| WRITTEN TASK |
Can you transcribe every line exactly and leave the pictures behind?
## start
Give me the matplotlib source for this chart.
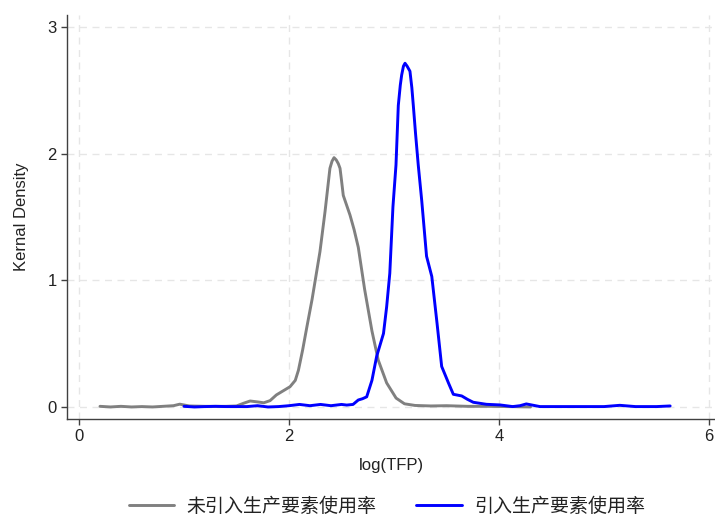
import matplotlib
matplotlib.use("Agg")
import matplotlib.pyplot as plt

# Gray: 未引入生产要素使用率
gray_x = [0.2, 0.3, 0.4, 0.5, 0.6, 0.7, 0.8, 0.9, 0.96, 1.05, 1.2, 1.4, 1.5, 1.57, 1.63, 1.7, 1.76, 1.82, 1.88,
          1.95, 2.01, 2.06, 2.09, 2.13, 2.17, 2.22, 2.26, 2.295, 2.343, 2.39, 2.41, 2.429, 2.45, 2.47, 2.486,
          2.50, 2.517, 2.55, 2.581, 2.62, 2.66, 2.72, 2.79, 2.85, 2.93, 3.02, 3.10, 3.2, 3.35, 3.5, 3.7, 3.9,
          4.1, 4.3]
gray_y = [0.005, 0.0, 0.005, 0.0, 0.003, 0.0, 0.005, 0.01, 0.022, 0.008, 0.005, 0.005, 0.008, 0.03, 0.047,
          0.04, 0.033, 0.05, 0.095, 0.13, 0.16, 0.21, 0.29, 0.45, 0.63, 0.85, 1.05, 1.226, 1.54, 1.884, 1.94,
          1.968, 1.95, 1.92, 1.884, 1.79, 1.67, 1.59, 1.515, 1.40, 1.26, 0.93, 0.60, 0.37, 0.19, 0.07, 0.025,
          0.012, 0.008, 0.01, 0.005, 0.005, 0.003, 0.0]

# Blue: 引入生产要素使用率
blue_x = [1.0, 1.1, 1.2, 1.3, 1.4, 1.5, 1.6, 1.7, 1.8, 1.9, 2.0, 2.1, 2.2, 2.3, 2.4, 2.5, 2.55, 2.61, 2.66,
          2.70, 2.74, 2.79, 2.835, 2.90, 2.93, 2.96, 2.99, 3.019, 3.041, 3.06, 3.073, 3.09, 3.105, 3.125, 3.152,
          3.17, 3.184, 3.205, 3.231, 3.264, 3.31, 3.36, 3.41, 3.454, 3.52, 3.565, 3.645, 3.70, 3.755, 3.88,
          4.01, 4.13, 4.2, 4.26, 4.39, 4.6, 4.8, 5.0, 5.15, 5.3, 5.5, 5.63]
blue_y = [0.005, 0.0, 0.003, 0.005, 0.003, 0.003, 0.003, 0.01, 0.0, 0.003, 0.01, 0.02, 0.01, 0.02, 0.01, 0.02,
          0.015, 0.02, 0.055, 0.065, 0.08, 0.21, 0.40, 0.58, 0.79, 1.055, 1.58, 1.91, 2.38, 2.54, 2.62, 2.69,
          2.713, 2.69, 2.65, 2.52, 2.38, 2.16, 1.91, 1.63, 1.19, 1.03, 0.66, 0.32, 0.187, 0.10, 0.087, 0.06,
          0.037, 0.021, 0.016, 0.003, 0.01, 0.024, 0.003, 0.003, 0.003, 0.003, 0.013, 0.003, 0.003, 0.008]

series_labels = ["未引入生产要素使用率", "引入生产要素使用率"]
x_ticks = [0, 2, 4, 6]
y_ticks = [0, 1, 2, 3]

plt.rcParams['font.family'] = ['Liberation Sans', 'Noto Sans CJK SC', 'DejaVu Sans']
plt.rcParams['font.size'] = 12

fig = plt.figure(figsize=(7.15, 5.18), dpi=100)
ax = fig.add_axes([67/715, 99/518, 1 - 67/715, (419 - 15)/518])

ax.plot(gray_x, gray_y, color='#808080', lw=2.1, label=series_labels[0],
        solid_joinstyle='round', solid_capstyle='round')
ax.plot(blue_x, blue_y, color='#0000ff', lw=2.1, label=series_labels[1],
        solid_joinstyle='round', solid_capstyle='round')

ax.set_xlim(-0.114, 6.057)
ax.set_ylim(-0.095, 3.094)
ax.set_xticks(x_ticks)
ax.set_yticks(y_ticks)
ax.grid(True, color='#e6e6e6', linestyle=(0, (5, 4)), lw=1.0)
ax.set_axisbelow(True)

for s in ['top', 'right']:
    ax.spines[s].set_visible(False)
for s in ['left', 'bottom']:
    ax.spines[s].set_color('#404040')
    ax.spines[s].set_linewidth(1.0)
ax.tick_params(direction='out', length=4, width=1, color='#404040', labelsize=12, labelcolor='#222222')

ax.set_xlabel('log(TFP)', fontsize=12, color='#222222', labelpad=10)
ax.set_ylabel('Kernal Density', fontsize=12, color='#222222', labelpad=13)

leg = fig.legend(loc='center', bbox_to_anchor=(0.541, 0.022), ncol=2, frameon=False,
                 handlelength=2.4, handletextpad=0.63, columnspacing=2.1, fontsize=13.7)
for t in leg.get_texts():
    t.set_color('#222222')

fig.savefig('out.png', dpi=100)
## end
| RESPONSE TO THIS EXERCISE |
Give me the matplotlib source for this chart.
import matplotlib
matplotlib.use("Agg")
import matplotlib.pyplot as plt

# Gray: 未引入生产要素使用率
gray_x = [0.2, 0.3, 0.4, 0.5, 0.6, 0.7, 0.8, 0.9, 0.96, 1.05, 1.2, 1.4, 1.5, 1.57, 1.63, 1.7, 1.76, 1.82, 1.88,
          1.95, 2.01, 2.06, 2.09, 2.13, 2.17, 2.22, 2.26, 2.295, 2.343, 2.39, 2.41, 2.429, 2.45, 2.47, 2.486,
          2.50, 2.517, 2.55, 2.581, 2.62, 2.66, 2.72, 2.79, 2.85, 2.93, 3.02, 3.10, 3.2, 3.35, 3.5, 3.7, 3.9,
          4.1, 4.3]
gray_y = [0.005, 0.0, 0.005, 0.0, 0.003, 0.0, 0.005, 0.01, 0.022, 0.008, 0.005, 0.005, 0.008, 0.03, 0.047,
          0.04, 0.033, 0.05, 0.095, 0.13, 0.16, 0.21, 0.29, 0.45, 0.63, 0.85, 1.05, 1.226, 1.54, 1.884, 1.94,
          1.968, 1.95, 1.92, 1.884, 1.79, 1.67, 1.59, 1.515, 1.40, 1.26, 0.93, 0.60, 0.37, 0.19, 0.07, 0.025,
          0.012, 0.008, 0.01, 0.005, 0.005, 0.003, 0.0]

# Blue: 引入生产要素使用率
blue_x = [1.0, 1.1, 1.2, 1.3, 1.4, 1.5, 1.6, 1.7, 1.8, 1.9, 2.0, 2.1, 2.2, 2.3, 2.4, 2.5, 2.55, 2.61, 2.66,
          2.70, 2.74, 2.79, 2.835, 2.90, 2.93, 2.96, 2.99, 3.019, 3.041, 3.06, 3.073, 3.09, 3.105, 3.125, 3.152,
          3.17, 3.184, 3.205, 3.231, 3.264, 3.31, 3.36, 3.41, 3.454, 3.52, 3.565, 3.645, 3.70, 3.755, 3.88,
          4.01, 4.13, 4.2, 4.26, 4.39, 4.6, 4.8, 5.0, 5.15, 5.3, 5.5, 5.63]
blue_y = [0.005, 0.0, 0.003, 0.005, 0.003, 0.003, 0.003, 0.01, 0.0, 0.003, 0.01, 0.02, 0.01, 0.02, 0.01, 0.02,
          0.015, 0.02, 0.055, 0.065, 0.08, 0.21, 0.40, 0.58, 0.79, 1.055, 1.58, 1.91, 2.38, 2.54, 2.62, 2.69,
          2.713, 2.69, 2.65, 2.52, 2.38, 2.16, 1.91, 1.63, 1.19, 1.03, 0.66, 0.32, 0.187, 0.10, 0.087, 0.06,
          0.037, 0.021, 0.016, 0.003, 0.01, 0.024, 0.003, 0.003, 0.003, 0.003, 0.013, 0.003, 0.003, 0.008]

series_labels = ["未引入生产要素使用率", "引入生产要素使用率"]
x_ticks = [0, 2, 4, 6]
y_ticks = [0, 1, 2, 3]

plt.rcParams['font.family'] = ['Liberation Sans', 'Noto Sans CJK SC', 'DejaVu Sans']
plt.rcParams['font.size'] = 12

fig = plt.figure(figsize=(7.15, 5.18), dpi=100)
ax = fig.add_axes([67/715, 99/518, 1 - 67/715, (419 - 15)/518])

ax.plot(gray_x, gray_y, color='#808080', lw=2.1, label=series_labels[0],
        solid_joinstyle='round', solid_capstyle='round')
ax.plot(blue_x, blue_y, color='#0000ff', lw=2.1, label=series_labels[1],
        solid_joinstyle='round', solid_capstyle='round')

ax.set_xlim(-0.114, 6.057)
ax.set_ylim(-0.095, 3.094)
ax.set_xticks(x_ticks)
ax.set_yticks(y_ticks)
ax.grid(True, color='#e6e6e6', linestyle=(0, (5, 4)), lw=1.0)
ax.set_axisbelow(True)

for s in ['top', 'right']:
    ax.spines[s].set_visible(False)
for s in ['left', 'bottom']:
    ax.spines[s].set_color('#404040')
    ax.spines[s].set_linewidth(1.0)
ax.tick_params(direction='out', length=4, width=1, color='#404040', labelsize=12, labelcolor='#222222')

ax.set_xlabel('log(TFP)', fontsize=12, color='#222222', labelpad=10)
ax.set_ylabel('Kernal Density', fontsize=12, color='#222222', labelpad=13)

leg = fig.legend(loc='center', bbox_to_anchor=(0.541, 0.022), ncol=2, frameon=False,
                 handlelength=2.4, handletextpad=0.63, columnspacing=2.1, fontsize=13.7)
for t in leg.get_texts():
    t.set_color('#222222')

fig.savefig('out.png', dpi=100)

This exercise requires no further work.